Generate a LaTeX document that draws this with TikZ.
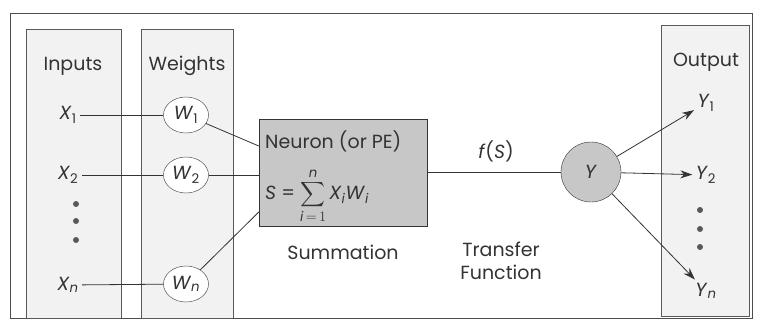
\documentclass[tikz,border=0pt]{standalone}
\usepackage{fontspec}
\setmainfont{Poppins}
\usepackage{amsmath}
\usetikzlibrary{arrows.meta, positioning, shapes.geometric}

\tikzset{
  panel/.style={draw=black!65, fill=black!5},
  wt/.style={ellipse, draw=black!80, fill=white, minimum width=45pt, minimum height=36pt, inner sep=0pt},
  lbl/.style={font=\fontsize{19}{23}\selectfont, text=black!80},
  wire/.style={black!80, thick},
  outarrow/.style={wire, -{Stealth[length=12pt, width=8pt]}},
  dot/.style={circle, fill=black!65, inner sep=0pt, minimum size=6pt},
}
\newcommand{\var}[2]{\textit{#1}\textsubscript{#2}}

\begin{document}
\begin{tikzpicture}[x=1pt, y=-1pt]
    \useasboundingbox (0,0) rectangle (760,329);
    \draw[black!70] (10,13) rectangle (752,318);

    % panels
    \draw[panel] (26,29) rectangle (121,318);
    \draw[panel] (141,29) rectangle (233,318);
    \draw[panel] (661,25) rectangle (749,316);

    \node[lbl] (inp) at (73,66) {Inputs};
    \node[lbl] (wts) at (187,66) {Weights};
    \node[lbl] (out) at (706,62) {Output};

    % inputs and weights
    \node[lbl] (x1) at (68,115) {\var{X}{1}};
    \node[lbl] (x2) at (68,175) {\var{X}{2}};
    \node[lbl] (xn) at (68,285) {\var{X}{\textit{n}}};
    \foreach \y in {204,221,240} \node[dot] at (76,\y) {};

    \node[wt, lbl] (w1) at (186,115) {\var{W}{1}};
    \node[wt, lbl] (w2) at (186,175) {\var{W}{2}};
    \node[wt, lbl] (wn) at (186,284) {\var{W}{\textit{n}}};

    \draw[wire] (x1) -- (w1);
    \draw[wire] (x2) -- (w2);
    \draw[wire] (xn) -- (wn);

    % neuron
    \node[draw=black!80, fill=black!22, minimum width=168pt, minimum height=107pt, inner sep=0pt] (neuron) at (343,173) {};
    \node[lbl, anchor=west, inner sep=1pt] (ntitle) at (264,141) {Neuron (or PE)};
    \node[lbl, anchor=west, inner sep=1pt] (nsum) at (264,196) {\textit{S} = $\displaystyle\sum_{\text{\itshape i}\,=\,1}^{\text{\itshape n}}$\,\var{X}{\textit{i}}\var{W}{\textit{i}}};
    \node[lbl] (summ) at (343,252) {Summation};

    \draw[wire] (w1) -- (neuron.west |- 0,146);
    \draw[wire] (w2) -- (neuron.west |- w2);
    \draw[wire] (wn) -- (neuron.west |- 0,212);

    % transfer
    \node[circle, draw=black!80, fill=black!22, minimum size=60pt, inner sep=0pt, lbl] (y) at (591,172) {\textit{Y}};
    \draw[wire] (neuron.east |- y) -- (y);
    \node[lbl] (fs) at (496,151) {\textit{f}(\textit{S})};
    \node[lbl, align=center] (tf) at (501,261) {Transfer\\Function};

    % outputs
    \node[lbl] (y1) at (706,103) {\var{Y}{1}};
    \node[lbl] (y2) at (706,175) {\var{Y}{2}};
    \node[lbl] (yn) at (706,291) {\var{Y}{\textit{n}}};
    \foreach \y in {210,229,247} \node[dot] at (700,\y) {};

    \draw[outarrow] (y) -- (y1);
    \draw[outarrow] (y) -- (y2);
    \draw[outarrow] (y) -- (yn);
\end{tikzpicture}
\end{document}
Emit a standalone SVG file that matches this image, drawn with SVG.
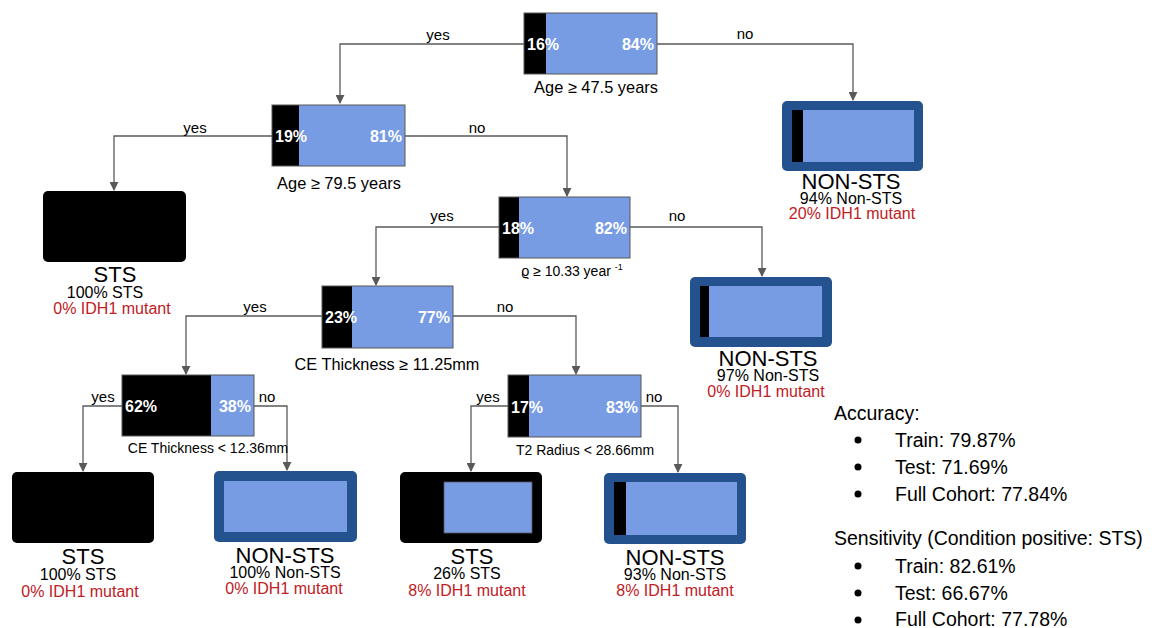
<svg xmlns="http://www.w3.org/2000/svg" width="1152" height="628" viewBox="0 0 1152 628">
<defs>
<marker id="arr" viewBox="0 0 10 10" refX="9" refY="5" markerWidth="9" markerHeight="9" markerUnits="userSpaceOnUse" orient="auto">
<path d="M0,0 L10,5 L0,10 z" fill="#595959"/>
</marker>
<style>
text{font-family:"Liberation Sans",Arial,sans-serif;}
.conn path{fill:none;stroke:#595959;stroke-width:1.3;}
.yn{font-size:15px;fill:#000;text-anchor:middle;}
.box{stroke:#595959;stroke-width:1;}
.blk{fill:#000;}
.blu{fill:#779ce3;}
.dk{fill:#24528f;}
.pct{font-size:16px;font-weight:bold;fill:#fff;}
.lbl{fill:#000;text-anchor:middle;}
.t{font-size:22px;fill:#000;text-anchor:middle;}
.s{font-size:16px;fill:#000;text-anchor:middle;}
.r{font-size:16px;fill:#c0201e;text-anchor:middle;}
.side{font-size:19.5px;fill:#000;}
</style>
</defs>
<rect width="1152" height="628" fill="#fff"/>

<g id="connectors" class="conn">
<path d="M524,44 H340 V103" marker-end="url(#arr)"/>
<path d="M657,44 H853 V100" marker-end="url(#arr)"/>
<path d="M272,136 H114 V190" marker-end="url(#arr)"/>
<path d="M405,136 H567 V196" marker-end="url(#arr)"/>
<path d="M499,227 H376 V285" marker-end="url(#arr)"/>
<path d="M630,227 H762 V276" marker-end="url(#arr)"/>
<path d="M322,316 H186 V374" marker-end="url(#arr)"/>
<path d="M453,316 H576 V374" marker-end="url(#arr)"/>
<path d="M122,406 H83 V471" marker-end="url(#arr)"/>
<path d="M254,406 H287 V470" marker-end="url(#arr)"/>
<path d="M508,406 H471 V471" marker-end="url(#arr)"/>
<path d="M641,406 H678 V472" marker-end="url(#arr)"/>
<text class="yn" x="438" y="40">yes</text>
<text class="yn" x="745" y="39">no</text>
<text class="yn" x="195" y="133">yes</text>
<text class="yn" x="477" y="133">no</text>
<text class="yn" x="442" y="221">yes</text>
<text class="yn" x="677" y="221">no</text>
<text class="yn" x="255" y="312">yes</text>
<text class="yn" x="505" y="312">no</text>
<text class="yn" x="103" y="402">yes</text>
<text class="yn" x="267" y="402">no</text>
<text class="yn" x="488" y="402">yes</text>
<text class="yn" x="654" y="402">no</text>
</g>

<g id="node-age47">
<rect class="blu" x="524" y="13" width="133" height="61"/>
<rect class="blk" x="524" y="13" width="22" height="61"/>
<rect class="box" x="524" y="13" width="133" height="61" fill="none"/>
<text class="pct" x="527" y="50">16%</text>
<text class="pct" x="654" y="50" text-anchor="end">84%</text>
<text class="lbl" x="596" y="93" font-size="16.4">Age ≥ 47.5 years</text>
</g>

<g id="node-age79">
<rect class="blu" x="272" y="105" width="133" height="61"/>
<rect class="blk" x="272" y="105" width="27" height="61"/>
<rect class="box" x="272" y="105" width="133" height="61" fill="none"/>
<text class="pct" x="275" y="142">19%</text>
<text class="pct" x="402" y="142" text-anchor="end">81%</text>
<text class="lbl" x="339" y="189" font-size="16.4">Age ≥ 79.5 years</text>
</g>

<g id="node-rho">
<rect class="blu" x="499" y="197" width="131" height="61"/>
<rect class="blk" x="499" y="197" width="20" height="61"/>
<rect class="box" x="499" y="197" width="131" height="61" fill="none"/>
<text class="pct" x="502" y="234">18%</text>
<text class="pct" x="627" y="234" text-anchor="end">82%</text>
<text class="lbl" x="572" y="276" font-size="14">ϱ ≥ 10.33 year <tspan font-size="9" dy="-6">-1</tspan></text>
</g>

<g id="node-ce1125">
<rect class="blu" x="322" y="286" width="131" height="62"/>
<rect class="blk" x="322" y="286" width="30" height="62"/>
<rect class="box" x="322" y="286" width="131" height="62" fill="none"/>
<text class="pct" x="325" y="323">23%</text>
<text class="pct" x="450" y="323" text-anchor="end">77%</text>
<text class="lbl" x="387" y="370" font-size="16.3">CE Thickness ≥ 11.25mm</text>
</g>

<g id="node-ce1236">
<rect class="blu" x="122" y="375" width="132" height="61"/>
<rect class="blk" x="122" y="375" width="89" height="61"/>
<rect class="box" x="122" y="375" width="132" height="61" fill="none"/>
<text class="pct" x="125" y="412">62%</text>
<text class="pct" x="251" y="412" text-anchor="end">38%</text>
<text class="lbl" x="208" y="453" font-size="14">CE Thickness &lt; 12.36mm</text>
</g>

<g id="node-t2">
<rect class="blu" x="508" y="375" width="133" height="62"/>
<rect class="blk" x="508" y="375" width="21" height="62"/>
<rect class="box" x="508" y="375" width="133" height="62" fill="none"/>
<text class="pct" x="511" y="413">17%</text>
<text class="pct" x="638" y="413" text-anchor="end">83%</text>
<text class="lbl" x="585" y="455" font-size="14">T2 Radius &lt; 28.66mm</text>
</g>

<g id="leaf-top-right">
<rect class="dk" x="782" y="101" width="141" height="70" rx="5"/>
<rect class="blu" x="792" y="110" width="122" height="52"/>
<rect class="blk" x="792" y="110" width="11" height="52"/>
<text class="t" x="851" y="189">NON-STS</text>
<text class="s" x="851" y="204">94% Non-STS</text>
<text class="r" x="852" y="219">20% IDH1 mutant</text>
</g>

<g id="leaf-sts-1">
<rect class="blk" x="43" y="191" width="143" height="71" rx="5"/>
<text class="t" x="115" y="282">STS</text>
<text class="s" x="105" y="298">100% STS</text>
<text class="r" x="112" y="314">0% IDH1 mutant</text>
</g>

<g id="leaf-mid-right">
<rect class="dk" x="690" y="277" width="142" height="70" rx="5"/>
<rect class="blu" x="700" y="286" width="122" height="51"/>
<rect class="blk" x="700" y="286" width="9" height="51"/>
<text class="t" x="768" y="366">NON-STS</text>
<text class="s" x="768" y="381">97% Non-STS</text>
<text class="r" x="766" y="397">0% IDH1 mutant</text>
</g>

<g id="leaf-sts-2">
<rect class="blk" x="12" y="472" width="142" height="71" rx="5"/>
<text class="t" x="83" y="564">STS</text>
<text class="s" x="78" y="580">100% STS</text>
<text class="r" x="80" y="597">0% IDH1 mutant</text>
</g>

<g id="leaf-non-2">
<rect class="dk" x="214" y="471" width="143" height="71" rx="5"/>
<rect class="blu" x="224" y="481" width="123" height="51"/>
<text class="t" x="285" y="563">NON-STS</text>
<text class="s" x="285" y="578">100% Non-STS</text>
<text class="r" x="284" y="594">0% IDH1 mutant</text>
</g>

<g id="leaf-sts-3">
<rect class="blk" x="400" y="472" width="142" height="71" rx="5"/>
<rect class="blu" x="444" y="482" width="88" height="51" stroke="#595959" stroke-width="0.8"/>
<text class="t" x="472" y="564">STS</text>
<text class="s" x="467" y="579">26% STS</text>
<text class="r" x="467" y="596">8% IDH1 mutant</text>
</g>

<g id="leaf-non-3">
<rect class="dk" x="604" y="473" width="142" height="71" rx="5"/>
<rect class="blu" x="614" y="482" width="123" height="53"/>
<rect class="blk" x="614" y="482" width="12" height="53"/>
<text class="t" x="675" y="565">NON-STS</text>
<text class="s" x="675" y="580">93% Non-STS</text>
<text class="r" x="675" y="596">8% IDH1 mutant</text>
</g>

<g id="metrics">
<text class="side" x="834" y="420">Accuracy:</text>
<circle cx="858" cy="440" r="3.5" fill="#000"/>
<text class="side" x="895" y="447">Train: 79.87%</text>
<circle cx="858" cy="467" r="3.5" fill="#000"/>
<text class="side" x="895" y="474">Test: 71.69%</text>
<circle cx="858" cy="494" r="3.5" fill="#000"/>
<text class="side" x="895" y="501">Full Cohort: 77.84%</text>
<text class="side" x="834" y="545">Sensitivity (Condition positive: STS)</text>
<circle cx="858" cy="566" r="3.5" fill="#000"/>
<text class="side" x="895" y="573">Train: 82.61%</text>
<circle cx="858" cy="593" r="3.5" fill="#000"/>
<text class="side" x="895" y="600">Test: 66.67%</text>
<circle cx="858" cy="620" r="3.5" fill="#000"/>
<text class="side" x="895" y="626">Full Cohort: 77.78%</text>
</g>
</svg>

Work to do: Transcribe exactly, please, the lines between the start of the records above and the line holding "(out) at (706,62)", counting both of those lines and omitting pictures.

Solved exercise:
Generate a LaTeX document that draws this with TikZ.
\documentclass[tikz,border=0pt]{standalone}
\usepackage{fontspec}
\setmainfont{Poppins}
\usepackage{amsmath}
\usetikzlibrary{arrows.meta, positioning, shapes.geometric}

\tikzset{
  panel/.style={draw=black!65, fill=black!5},
  wt/.style={ellipse, draw=black!80, fill=white, minimum width=45pt, minimum height=36pt, inner sep=0pt},
  lbl/.style={font=\fontsize{19}{23}\selectfont, text=black!80},
  wire/.style={black!80, thick},
  outarrow/.style={wire, -{Stealth[length=12pt, width=8pt]}},
  dot/.style={circle, fill=black!65, inner sep=0pt, minimum size=6pt},
}
\newcommand{\var}[2]{\textit{#1}\textsubscript{#2}}

\begin{document}
\begin{tikzpicture}[x=1pt, y=-1pt]
    \useasboundingbox (0,0) rectangle (760,329);
    \draw[black!70] (10,13) rectangle (752,318);

    % panels
    \draw[panel] (26,29) rectangle (121,318);
    \draw[panel] (141,29) rectangle (233,318);
    \draw[panel] (661,25) rectangle (749,316);

    \node[lbl] (inp) at (73,66) {Inputs};
    \node[lbl] (wts) at (187,66) {Weights};
    \node[lbl] (out) at (706,62) {Output};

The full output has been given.